News w/ Perspective Teen Fatally Shot In Downtown LB
(July 9, 2006, initial post) -- LBReport.com has learned that a 15 year old male was fatally shot at roughly 12:30 a.m. today (July 9) in the area of 1st St . and Pine Ave. in downtown LB.
Details are sketchy as we post. LBPD Public Information Officer Sgt. David Cannan says initial information indicates a group was walking on Pine Ave. approaching 1st St. when words were exchanged with a group in a car, the 15 year old approached the car...and was fatally shot.
Sgt. Cannan says a heavy downtown police presence, coupled with many people in the area, helped LBPD spot the car. Several suspects were apprehended. Some suspects may be outstanding. LBPD Detectives are actively working this case as we post. LBReport.com will be posting updates to this page as received. (Revisit this page, click reload or refresh on your browser for updated text).
The news comes one day after a 22-year old Gardena resident was shot and killed in a car to car shooting on LB Blvd. near the 710 freeway in NLB.
Perspective
The Pine Ave. shooting occurred just hours after city management and outgoing Mayor Beverly O'Neill said their policies with Council approval had produced a structurally balanced FY 07 budget -- but that doesn't include $25-$30 million a year City Hall says is needed for police, fire and library services.
For each budget forwarded during her twelve year incumbency, the O'Neill administration failed to deliver police officers for taxpayers as recommended in a City Hall "Strategic Plan" issued the year she took office...and during her administration LB became less safe per capita in terms of violent crime than NYC [not necessarily downtown but in terms of citywide statistics. Source: FBI crime statistics cited by Morgan Quitno press]. Multiple City Councils acquiesced in this...and the Council is the body ultimately responsible for determining City Hall spending.
Reelected in 2002 on less than a majority vote after delivering a "State of the City" message that claimed LB City Hall was "on the right track," Mayor O'Neill oversaw two Council votes (9-0) that boosted the pensions of non-public safety city employees (including herself), then said City Hall faced a looming $102 million structural deficit (spending exceeding revenue) over the next three years.
City Hall dealt with the structural deficit by implementing a financial plan that (among multiple measures) cut library hours, cut school crossing guards and increased fees as part of a "cost recovery" system (the latter two items billed as an efficiency measures)...but still fails to provide police, fire and library services at levels city management says justifies a tax increase.
At the July 11, 2006 Council meeting, Councilmembers are scheduled to vote on whether to give themselves a retirement benefit amounting to 50 hours of sick leave for each year of their incumbency.
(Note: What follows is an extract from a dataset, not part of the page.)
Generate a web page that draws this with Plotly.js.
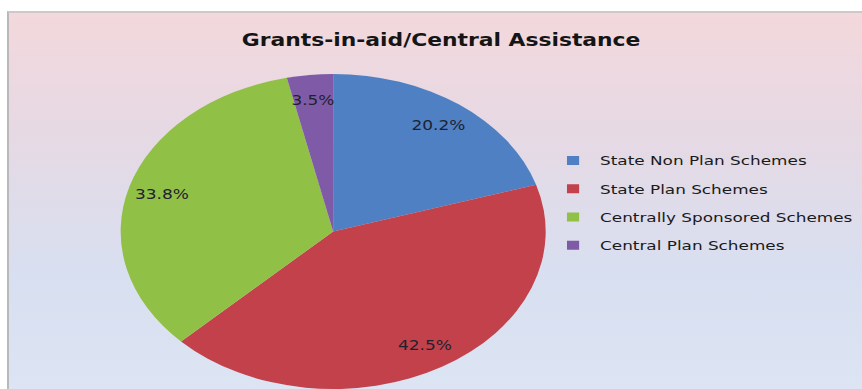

On May 23, 2006, the Council voted 8-0 to give this benefit formula to exiting Mayor O'Neill...amounting to a "golden handshake" that in her case will be worth roughly $31,000 in taxpayer paid health insurance costs.
At a City Hall "Community Budget Summit" yesterday, City Manager Jerry Miller noted that City Hall's structural deficit (spending exceeding revenue) will be erased without a single city employee losing his or her job by eliminating some 400 budgeted positions...and most city employees went on to higher paid positions.